### WHAT IS ASKED
Retype exactly the lines from the first one through the line with "const dip = dipWavelength.map((w, i)", including both ends; skip any pictures.

### DATA SEGMENT
....................

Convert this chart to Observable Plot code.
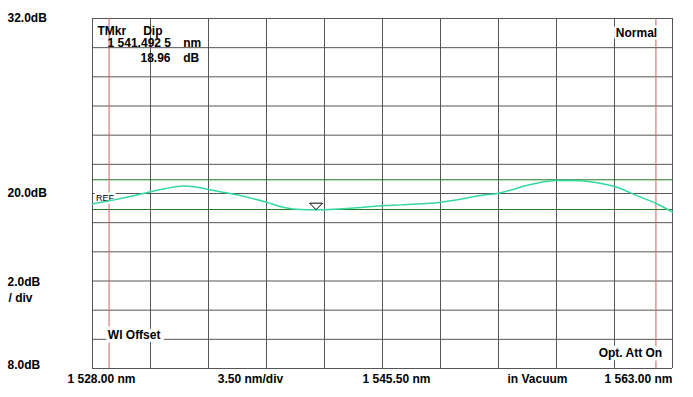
<!DOCTYPE html>
<html>
<head>
<meta charset="utf-8">
<script src="https://cdn.jsdelivr.net/npm/d3@7"></script>
<script src="https://cdn.jsdelivr.net/npm/@observablehq/plot@0.6"></script>
<style>
  html, body { margin: 0; padding: 0; background: #fff; }
  #chart svg { display: block; }
</style>
</head>
<body>
<div id="chart"></div>
<script>
// ---- data ----
const gridWavelengths = [1528, 1531.5, 1535, 1538.5, 1542, 1545.5, 1549, 1552.5, 1556, 1559.5, 1563];
const gridLevels = [8, 10, 12, 14, 16, 18, 20, 22, 24, 26, 28, 30, 32];
const markerLineWavelengths = [1529, 1562];
const levelLinesDb = [20.94, 18.9];

const traceWavelength = [1528.00, 1529.09, 1530.29, 1531.50, 1532.41, 1533.49, 1534.22, 1535.00,
  1536.93, 1538.50, 1539.65, 1540.55, 1541.52, 1542.00, 1543.57, 1545.68, 1546.59, 1549.00,
  1550.21, 1551.41, 1552.50, 1554.43, 1556.00, 1557.45, 1558.35, 1559.50, 1561.07, 1561.98, 1563.00];
const traceLevel = [19.28, 19.52, 19.79, 20.12, 20.34, 20.51, 20.45, 20.27,
  19.86, 19.40, 19.02, 18.90, 18.88, 18.89, 18.99, 19.18, 19.22, 19.40,
  19.61, 19.86, 20.02, 20.62, 20.89, 20.87, 20.75, 20.48, 19.75, 19.33, 18.72];

const dipWavelength = [1541.4925];
const dipLevel = [18.96];

const leftTickValues = [32, 20];
const leftTickLabels = ["32.0dB", "20.0dB"];
const bottomLevelLabel = ["8.0dB"];
const scaleLabels = ["2.0dB", "/ div"];
const bottomLabels = ["1 528.00 nm", "3.50 nm/div", "1 545.50 nm", "in Vacuum", "1 563.00 nm"];
const markerTexts = ["TMkr", "Dip", "1 541.492 5", "nm", "18.96", "dB"];
const statusTexts = ["Normal", "Wl Offset", "Opt. Att On", "REF"];

// ---- build ----
const trace = traceWavelength.map((w, i) => ({w, db: traceLevel[i]}));
const dip = dipWavelength.map((w, i) => ({w, db: dipLevel[i]}));

const GRID = "#555555";
const GREEN = "#1f7a1f";
const TRACE = "#33d9a0";
const RED = "#d06060";

const downTriangle = {
  draw(ctx) {
    ctx.moveTo(-6.5, -6.5);
    ctx.lineTo(6.5, -6.5);
    ctx.lineTo(0, 0);
    ctx.closePath();
  }
};

const bottomDx = [9, 158, 304, 445, 546];

const chart = Plot.plot({
  width: 693,
  height: 397,
  marginLeft: 92,
  marginRight: 21,
  marginTop: 18,
  marginBottom: 29,
  x: {domain: [1528, 1563], axis: null},
  y: {domain: [8, 32], axis: null},
  style: {
    fontFamily: "'Liberation Sans', Arial, sans-serif",
    fontSize: "12px",
    fontWeight: "bold",
    background: "#fff",
    color: "#000"
  },
  marks: [
    Plot.ruleX(gridWavelengths, {stroke: GRID}),
    Plot.ruleY(gridLevels, {stroke: GRID}),
    Plot.ruleY(levelLinesDb, {stroke: GREEN}),
    Plot.ruleX(markerLineWavelengths, {stroke: RED}),
    // REF label with white box
    Plot.text([statusTexts[3]], {frameAnchor: "left", y: () => 20, text: d => d, dx: 3.5, dy: 5,
      textAnchor: "start", fontSize: 9, fontWeight: "normal", stroke: "#fff", strokeWidth: 5, fill: "#000"}),
    Plot.line(trace, {x: "w", y: "db", stroke: TRACE, strokeWidth: 1.5, curve: "monotone-x"}),
    Plot.dot(dip, {x: "w", y: "db", symbol: downTriangle, stroke: "#000", fill: "none", strokeWidth: 1, dy: 1}),
    // left level labels
    Plot.text(leftTickValues, {y: d => d, frameAnchor: "left", dx: -85, textAnchor: "start",
      text: (d, i) => leftTickLabels[i], fill: "#000"}),
    Plot.text(bottomLevelLabel, {y: () => 8, frameAnchor: "left", dx: -85, dy: -3, textAnchor: "start",
      text: d => d, fill: "#000"}),
    Plot.text([scaleLabels[0]], {frameAnchor: "left", y: () => 14, dx: -85, dy: 1, textAnchor: "start", text: d => d}),
    Plot.text([scaleLabels[1]], {frameAnchor: "left", y: () => 14, dx: -84, dy: 17, textAnchor: "start", text: d => d}),
    // bottom labels
    ...bottomLabels.map((t, i) => Plot.text([t], {frameAnchor: "bottom-left", dx: bottomDx[i], dy: 14.5,
      textAnchor: "middle", text: d => d})),
    // marker readout
    Plot.text([markerTexts[0]], {frameAnchor: "top-left", dx: 5, dy: 8, textAnchor: "start", text: d => d}),
    Plot.text([markerTexts[1]], {frameAnchor: "top-left", dx: 50.7, dy: 8, textAnchor: "start", text: d => d}),
    Plot.text([markerTexts[2]], {frameAnchor: "top-left", dx: 78.5, dy: 20, textAnchor: "end", text: d => d}),
    Plot.text([markerTexts[3]], {frameAnchor: "top-left", dx: 90.7, dy: 20, textAnchor: "start", text: d => d}),
    Plot.text([markerTexts[4]], {frameAnchor: "top-left", dx: 78, dy: 35, textAnchor: "end", text: d => d}),
    Plot.text([markerTexts[5]], {frameAnchor: "top-left", dx: 90.7, dy: 35, textAnchor: "start", text: d => d}),
    // status texts with white boxes
    Plot.text([statusTexts[0]], {frameAnchor: "top-right", dx: -15.3, dy: 10, textAnchor: "end", text: d => d,
      stroke: "#fff", strokeWidth: 5, fill: "#000"}),
    Plot.text([statusTexts[1]], {frameAnchor: "bottom-left", dx: 15.3, dy: -29.7, textAnchor: "start", text: d => d,
      stroke: "#fff", strokeWidth: 7, fill: "#000"}),
    Plot.text([statusTexts[2]], {frameAnchor: "bottom-right", dx: -10.3, dy: -12, textAnchor: "end", text: d => d,
      stroke: "#fff", strokeWidth: 7, fill: "#000"})
  ]
});
document.getElementById("chart").appendChild(chart);
</script>
</body>
</html>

....................

### ANSWER TO THE EXERCISE
Convert this chart to Observable Plot code.
<!DOCTYPE html>
<html>
<head>
<meta charset="utf-8">
<script src="https://cdn.jsdelivr.net/npm/d3@7"></script>
<script src="https://cdn.jsdelivr.net/npm/@observablehq/plot@0.6"></script>
<style>
  html, body { margin: 0; padding: 0; background: #fff; }
  #chart svg { display: block; }
</style>
</head>
<body>
<div id="chart"></div>
<script>
// ---- data ----
const gridWavelengths = [1528, 1531.5, 1535, 1538.5, 1542, 1545.5, 1549, 1552.5, 1556, 1559.5, 1563];
const gridLevels = [8, 10, 12, 14, 16, 18, 20, 22, 24, 26, 28, 30, 32];
const markerLineWavelengths = [1529, 1562];
const levelLinesDb = [20.94, 18.9];

const traceWavelength = [1528.00, 1529.09, 1530.29, 1531.50, 1532.41, 1533.49, 1534.22, 1535.00,
  1536.93, 1538.50, 1539.65, 1540.55, 1541.52, 1542.00, 1543.57, 1545.68, 1546.59, 1549.00,
  1550.21, 1551.41, 1552.50, 1554.43, 1556.00, 1557.45, 1558.35, 1559.50, 1561.07, 1561.98, 1563.00];
const traceLevel = [19.28, 19.52, 19.79, 20.12, 20.34, 20.51, 20.45, 20.27,
  19.86, 19.40, 19.02, 18.90, 18.88, 18.89, 18.99, 19.18, 19.22, 19.40,
  19.61, 19.86, 20.02, 20.62, 20.89, 20.87, 20.75, 20.48, 19.75, 19.33, 18.72];

const dipWavelength = [1541.4925];
const dipLevel = [18.96];

const leftTickValues = [32, 20];
const leftTickLabels = ["32.0dB", "20.0dB"];
const bottomLevelLabel = ["8.0dB"];
const scaleLabels = ["2.0dB", "/ div"];
const bottomLabels = ["1 528.00 nm", "3.50 nm/div", "1 545.50 nm", "in Vacuum", "1 563.00 nm"];
const markerTexts = ["TMkr", "Dip", "1 541.492 5", "nm", "18.96", "dB"];
const statusTexts = ["Normal", "Wl Offset", "Opt. Att On", "REF"];

// ---- build ----
const trace = traceWavelength.map((w, i) => ({w, db: traceLevel[i]}));
const dip = dipWavelength.map((w, i) => ({w, db: dipLevel[i]}));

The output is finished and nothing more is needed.